Saber Brut Rosé Single Vineyard

“Where is my Surete-Scotland-Yard-type mackintosh?” as I ponder the last bottle from my shipment from A Taste of Monterey.  This bottle has perhaps driven me to drink as there were plenty of MacGuffins along the way.  In case you haven’t noticed, I try to go beyond the advertising blurbs to find interesting tidbits, at least they are interesting to me.  Back in the dark ages I took a course in Journalism, which I do not adhere to, because back then, one was taught to telegraph the important points immediately and follow with probes and answers to the probes.  I don’t feel too bad that I don’t write that way, but then again, I think that the “journalists” of today wouldn’t go beyond whatever information that they are given, they don’t even check for accuracy or truth.

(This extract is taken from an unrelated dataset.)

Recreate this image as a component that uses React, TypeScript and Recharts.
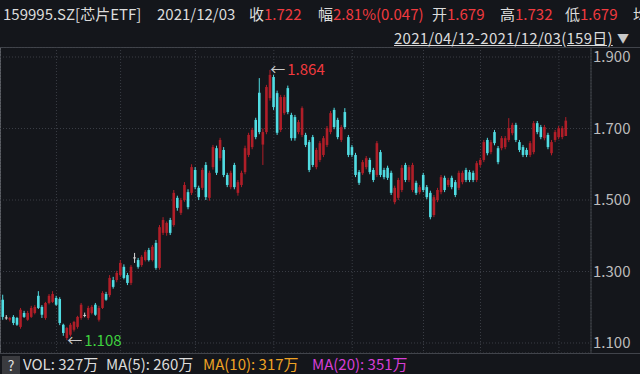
import React from 'react'
import {
  ComposedChart,
  Bar,
  XAxis,
  YAxis,
  CartesianGrid,
  ReferenceDot,
} from 'recharts'

// OHLC of 159995.SZ (芯片ETF), 2021/04/12 - 2021/12/03, 159 trading days
const OPEN = [
  1.221, 1.17, 1.165, 1.173, 1.17, 1.145, 1.184, 1.165, 1.173, 1.184,
  1.232, 1.201, 1.17, 1.212, 1.215, 1.226, 1.223, 1.151, 1.114, 1.123,
  1.137, 1.145, 1.17, 1.177, 1.17, 1.184, 1.207, 1.165, 1.198, 1.237,
  1.234, 1.276, 1.276, 1.29, 1.313, 1.29, 1.268, 1.338, 1.332, 1.318,
  1.332, 1.36, 1.332, 1.38, 1.31, 1.408, 1.408, 1.444, 1.43, 1.506,
  1.464, 1.5, 1.522, 1.52, 1.584, 1.534, 1.534, 1.598, 1.506, 1.592,
  1.645, 1.617, 1.64, 1.57, 1.536, 1.598, 1.52, 1.542, 1.578, 1.626,
  1.648, 1.724, 1.8, 1.655, 1.69, 1.785, 1.844, 1.799, 1.696, 1.743,
  1.813, 1.738, 1.732, 1.69, 1.682, 1.682, 1.662, 1.676, 1.592, 1.612,
  1.626, 1.654, 1.69, 1.752, 1.724, 1.668, 1.746, 1.676, 1.648, 1.626,
  1.578, 1.575, 1.592, 1.612, 1.584, 1.57, 1.634, 1.584, 1.59, 1.576,
  1.494, 1.506, 1.528, 1.598, 1.556, 1.528, 1.548, 1.522, 1.57, 1.536,
  1.52, 1.458, 1.5, 1.522, 1.562, 1.542, 1.562, 1.55, 1.534, 1.55,
  1.584, 1.578, 1.576, 1.556, 1.598, 1.612, 1.668, 1.634, 1.69, 1.645,
  1.645, 1.648, 1.668, 1.687, 1.71, 1.662, 1.648, 1.64, 1.626, 1.634,
  1.715, 1.704, 1.673, 1.682, 1.631, 1.668, 1.676, 1.676, 1.679,
]
const HIGH = [
  1.235, 1.178, 1.173, 1.178, 1.173, 1.198, 1.19, 1.19, 1.204, 1.206,
  1.245, 1.206, 1.215, 1.237, 1.245, 1.232, 1.228, 1.154, 1.145, 1.156,
  1.162, 1.176, 1.212, 1.185, 1.204, 1.206, 1.212, 1.204, 1.245, 1.243,
  1.29, 1.285, 1.302, 1.332, 1.32, 1.296, 1.318, 1.352, 1.338, 1.346,
  1.36, 1.366, 1.374, 1.388, 1.43, 1.452, 1.44, 1.45, 1.528, 1.512,
  1.506, 1.55, 1.53, 1.6, 1.592, 1.54, 1.59, 1.606, 1.582, 1.654,
  1.652, 1.674, 1.648, 1.576, 1.582, 1.604, 1.556, 1.582, 1.652, 1.688,
  1.702, 1.73, 1.841, 1.7, 1.822, 1.864, 1.85, 1.806, 1.794, 1.794,
  1.82, 1.744, 1.738, 1.724, 1.762, 1.688, 1.668, 1.682, 1.646, 1.665,
  1.679, 1.707, 1.749, 1.758, 1.73, 1.71, 1.757, 1.682, 1.654, 1.632,
  1.584, 1.612, 1.623, 1.618, 1.59, 1.665, 1.64, 1.59, 1.596, 1.582,
  1.54, 1.562, 1.598, 1.604, 1.598, 1.604, 1.554, 1.542, 1.576, 1.542,
  1.526, 1.514, 1.534, 1.57, 1.568, 1.562, 1.568, 1.556, 1.582, 1.582,
  1.59, 1.584, 1.582, 1.609, 1.618, 1.668, 1.674, 1.668, 1.696, 1.651,
  1.679, 1.679, 1.729, 1.716, 1.716, 1.668, 1.654, 1.646, 1.665, 1.721,
  1.721, 1.71, 1.71, 1.688, 1.668, 1.696, 1.707, 1.707, 1.732,
]
const LOW = [
  1.165, 1.165, 1.16, 1.15, 1.148, 1.14, 1.17, 1.162, 1.17, 1.18,
  1.195, 1.17, 1.165, 1.208, 1.212, 1.204, 1.15, 1.12, 1.108, 1.118,
  1.132, 1.14, 1.165, 1.172, 1.165, 1.18, 1.176, 1.16, 1.195, 1.218,
  1.228, 1.252, 1.27, 1.285, 1.278, 1.262, 1.262, 1.324, 1.308, 1.313,
  1.328, 1.328, 1.328, 1.305, 1.305, 1.402, 1.4, 1.402, 1.425, 1.47,
  1.458, 1.495, 1.474, 1.514, 1.53, 1.5, 1.528, 1.5, 1.498, 1.585,
  1.57, 1.61, 1.564, 1.536, 1.53, 1.53, 1.512, 1.536, 1.572, 1.62,
  1.642, 1.67, 1.684, 1.598, 1.684, 1.778, 1.752, 1.682, 1.69, 1.738,
  1.74, 1.666, 1.666, 1.684, 1.676, 1.648, 1.578, 1.592, 1.586, 1.606,
  1.62, 1.648, 1.684, 1.698, 1.67, 1.662, 1.698, 1.62, 1.62, 1.564,
  1.542, 1.57, 1.586, 1.572, 1.55, 1.564, 1.564, 1.558, 1.556, 1.514,
  1.488, 1.5, 1.522, 1.55, 1.55, 1.522, 1.514, 1.516, 1.522, 1.502,
  1.446, 1.452, 1.494, 1.516, 1.522, 1.536, 1.53, 1.508, 1.528, 1.544,
  1.55, 1.55, 1.55, 1.55, 1.592, 1.606, 1.625, 1.628, 1.653, 1.6,
  1.639, 1.642, 1.662, 1.681, 1.662, 1.634, 1.62, 1.62, 1.62, 1.628,
  1.684, 1.67, 1.667, 1.642, 1.625, 1.662, 1.67, 1.67, 1.679,
]
const CLOSE = [
  1.173, 1.17, 1.17, 1.156, 1.151, 1.193, 1.173, 1.184, 1.198, 1.201,
  1.198, 1.179, 1.212, 1.232, 1.237, 1.207, 1.156, 1.128, 1.142, 1.151,
  1.159, 1.173, 1.207, 1.177, 1.198, 1.201, 1.179, 1.198, 1.24, 1.221,
  1.282, 1.257, 1.296, 1.324, 1.282, 1.268, 1.313, 1.338, 1.313, 1.341,
  1.355, 1.332, 1.369, 1.31, 1.424, 1.444, 1.436, 1.408, 1.52, 1.478,
  1.5, 1.542, 1.48, 1.592, 1.536, 1.508, 1.584, 1.508, 1.576, 1.648,
  1.576, 1.668, 1.57, 1.542, 1.576, 1.536, 1.55, 1.576, 1.645, 1.682,
  1.696, 1.676, 1.69, 1.69, 1.816, 1.85, 1.76, 1.688, 1.788, 1.788,
  1.746, 1.673, 1.673, 1.718, 1.757, 1.654, 1.584, 1.598, 1.64, 1.659,
  1.673, 1.701, 1.743, 1.704, 1.676, 1.704, 1.704, 1.626, 1.626, 1.57,
  1.548, 1.606, 1.617, 1.578, 1.556, 1.659, 1.57, 1.564, 1.562, 1.52,
  1.534, 1.556, 1.59, 1.556, 1.592, 1.598, 1.52, 1.536, 1.528, 1.508,
  1.452, 1.508, 1.528, 1.564, 1.528, 1.556, 1.536, 1.514, 1.576, 1.576,
  1.556, 1.556, 1.556, 1.603, 1.612, 1.662, 1.631, 1.662, 1.659, 1.606,
  1.673, 1.673, 1.701, 1.71, 1.668, 1.64, 1.626, 1.626, 1.659, 1.715,
  1.69, 1.676, 1.704, 1.648, 1.662, 1.69, 1.701, 1.701, 1.722,
]

// first trading day of May..Dec (index into the series)
const MONTH_STARTS = [15, 33, 54, 76, 98, 118, 134, 156]
const PRICE_TICKS = [1.1, 1.3, 1.5, 1.7, 1.9]

const COLORS = {
  bg: '#14161b',
  up: '#b01e28',
  down: '#50dce2',
  flat: '#d8d8d8',
  text: '#dcdcdc',
  axis: '#bcbcbc',
  red: '#f03a3f',
  green: '#3fd23f',
  orange: '#eea224',
  magenta: '#d63ed6',
  grid: '#3a3d45',
  line: '#41444b',
}

const FONT = '"Microsoft YaHei", "Noto Sans CJK SC", "Noto Sans", sans-serif'

const data = CLOSE.map((close, i) => ({
  idx: i,
  open: OPEN[i],
  high: HIGH[i],
  low: LOW[i],
  close,
  range: [LOW[i], HIGH[i]],
}))

let maxIdx = 0
let minIdx = 0
HIGH.forEach((h, i) => {
  if (h > HIGH[maxIdx]) maxIdx = i
})
LOW.forEach((l, i) => {
  if (l < LOW[minIdx]) minIdx = i
})

function Candle(props: any) {
  const { x, y, width, height, payload } = props
  if (!payload) return null
  const { open, close, high, low } = payload
  const top = Math.min(y, y + height)
  const bottom = Math.max(y, y + height)
  const toY = (v: number) => top + ((high - v) / (high - low)) * (bottom - top)
  const cx = x + width / 2
  const color = close > open ? COLORS.up : close < open ? COLORS.down : COLORS.flat
  const bt = toY(Math.max(open, close))
  const bb = toY(Math.min(open, close))
  return (
    <g>
      <line x1={cx} x2={cx} y1={top} y2={bottom} stroke={color} strokeWidth={1} />
      {bb - bt < 1 ? (
        <line x1={cx - 1.4} x2={cx + 1.4} y1={bt} y2={bt} stroke={color} strokeWidth={1} />
      ) : (
        <rect x={cx - 1.3} y={bt} width={2.6} height={bb - bt} fill={color} />
      )}
    </g>
  )
}

function Extreme({ cx, cy, value, color }: any) {
  return (
    <g fontFamily={FONT} fontSize={15}>
      <text x={cx} y={cy} dy="0.36em" fill="#c8c8c8">
        ←
      </text>
      <text x={cx + 17} y={cy} dy="0.36em" fill={color}>
        {value.toFixed(3)}
      </text>
    </g>
  )
}

const abs = (left: number, top: number, extra: React.CSSProperties = {}): React.CSSProperties => ({
  position: 'absolute',
  left,
  top,
  whiteSpace: 'nowrap',
  ...extra,
})

export default function App() {
  return (
    <div
      style={{
        position: 'absolute',
        left: 0,
        top: 0,
        width: 640,
        height: 374,
        background: COLORS.bg,
        overflow: 'hidden',
        fontFamily: FONT,
        fontSize: 15,
        color: COLORS.text,
        lineHeight: '20px',
      }}
    >
      {/* header row 1 */}
      <div style={abs(3, 4)}>159995.SZ[芯片ETF]</div>
      <div style={abs(157, 4)}>2021/12/03</div>
      <div style={abs(249, 4)}>
        收<span style={{ color: COLORS.red }}>1.722</span>
      </div>
      <div style={abs(318, 4)}>
        幅<span style={{ color: COLORS.red }}>2.81%(0.047)</span>
      </div>
      <div style={abs(432, 4)}>
        开<span style={{ color: COLORS.red }}>1.679</span>
      </div>
      <div style={abs(500, 4)}>
        高<span style={{ color: COLORS.red }}>1.732</span>
      </div>
      <div style={abs(565, 4)}>
        低<span style={{ color: COLORS.red }}>1.679</span>
      </div>
      <div style={abs(633, 4)}>均</div>

      {/* header row 2 */}
      <div style={abs(394, 28, { textDecoration: 'underline', letterSpacing: 0.25 })}>
        2021/04/12-2021/12/03(159日)
      </div>
      <div style={abs(617, 31, { color: '#c8c8c8', fontSize: 12, lineHeight: '14px' })}>▼</div>

      <div style={abs(0, 47, { width: 640, height: 1, background: COLORS.line })} />
      <div style={abs(0, 47, { width: 1, height: 306, background: '#5a5d63' })} />

      <div style={abs(0, 47)}>
        <ComposedChart
          width={640}
          height={306}
          data={data}
          margin={{ top: 0, right: 0, bottom: 0, left: 0 }}
          style={{ overflow: 'visible' }}
        >
          <CartesianGrid stroke={COLORS.grid} strokeDasharray="1 2" />
          <XAxis
            dataKey="idx"
            type="number"
            domain={[-0.84, 165]}
            allowDataOverflow
            ticks={MONTH_STARTS}
            hide
          />
          <YAxis
            orientation="right"
            width={49}
            domain={[1.072, 1.928]}
            allowDataOverflow
            ticks={PRICE_TICKS}
            tickFormatter={(v: number) => v.toFixed(3)}
            tick={{ fill: COLORS.axis, fontSize: 15, fontFamily: FONT }}
            tickLine={false}
            tickSize={0}
            tickMargin={2}
            axisLine={{ stroke: COLORS.line }}
          />
          <Bar dataKey="range" barSize={3} shape={Candle} isAnimationActive={false} />
          <ReferenceDot
            x={maxIdx}
            y={HIGH[maxIdx]}
            r={0}
            shape={(p: any) => <Extreme {...p} value={HIGH[maxIdx]} color={COLORS.red} />}
          />
          <ReferenceDot
            x={minIdx}
            y={LOW[minIdx]}
            r={0}
            shape={(p: any) => <Extreme {...p} value={LOW[minIdx]} color={COLORS.green} />}
          />
        </ComposedChart>
      </div>

      <div style={abs(0, 353, { width: 640, height: 1, background: COLORS.line })} />

      {/* volume legend bar */}
      <div
        style={abs(2, 356, {
          width: 18,
          height: 18,
          background: '#3a3b3f',
          color: '#e0e0e0',
          textAlign: 'center',
          lineHeight: '18px',
          fontSize: 14,
        })}
      >
        ?
      </div>
      <div style={abs(23, 354)}>VOL: 327万</div>
      <div style={abs(106, 354)}>MA(5): 260万</div>
      <div style={abs(203, 354, { color: COLORS.orange })}>MA(10): 317万</div>
      <div style={abs(312, 354, { color: COLORS.magenta })}>MA(20): 351万</div>
    </div>
  )
}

There was plenty of discoveries along the way, as I began my search about Saber Brut Rosé Single Vineyard NV.  I have always understood that wineries prefer making sparkling wine that is non-vintage, as a way to maintain a consistent taste year after year.  Here was a sparkling wine made from the Mesa del Rio Vineyard and I do believe that this is the first sparkling wine that I have had from Monterey, as one doesn’t think of bubbles from that region, right, wrong or indifferent.  What was interesting is that the wine was produced by Saber in Lodi, California.  I finally found their “website” which was more puff and not full of wine information.  The wine is produced using “Metodo Italiano” which is a fancy way of saying that it is made like a Prosecco, and the bulk of them are made by the Charmat Method, as the better ones say that they are made like French Champagne.  I finally discovered that the wine is one of the brands of Al Scheid that I have written about in the past, and a couple of his brands.  The story of Al Scheid is interesting.  He first purchased property in Monterey County in early 1972, and the area was in its infancy for wine, and it was originally known as Monterey Farming Corporation and was a limited partnership that was originally conceived to take advantage of the tax shelter laws. For the first fifteen years he sold his grapes to other concerns for their winemaking.  As he slowly brought in his family the farm became an estate vineyard and winery and he also bought more in the Salinas Valley to expand the winemaking.  In the Monterey estate he bought out his partners and even bought another vineyard of Pinot Noir.  They built a state-of-the-art crusher for the bulk jobs and created a small winery in Monterey for their craft production.  

There was more discussion about the use of a saber for opening, which they try to downplay, perhaps for insurance purposes.  I have never done it, as I think it is a bit pretentious, though there is plenty in the wine world that I find that is, and doesn’t make me happy, but that is me.  The wine is ninety-eight percent Chardonnay and two percent Dolcetto.  The wine was aged for six months in Stainless Steel using the Charmat Method.  The wine is described as a light salmon/orange color with larger bubbles, with a nose of tropical fruits.  A medium mousse on the palate and a short finish.  I have read that the wine is rather “brut” in finish straight from the refrigerator, but then tends to sweeten a bit after it warms up.  A rather unique description of the wine and when I actually have the wine, I will give my opinion.  The other curious fact about the wine is that it had no foil around the bottle and wire and cap seal.  I shall finish with another quote by the famed Inspector of the Surete, and I will understand if you are too young.  After stepping on and breaking a violin “Oh well, if you’ve seen one Stradivarius, you’ve seen them all.”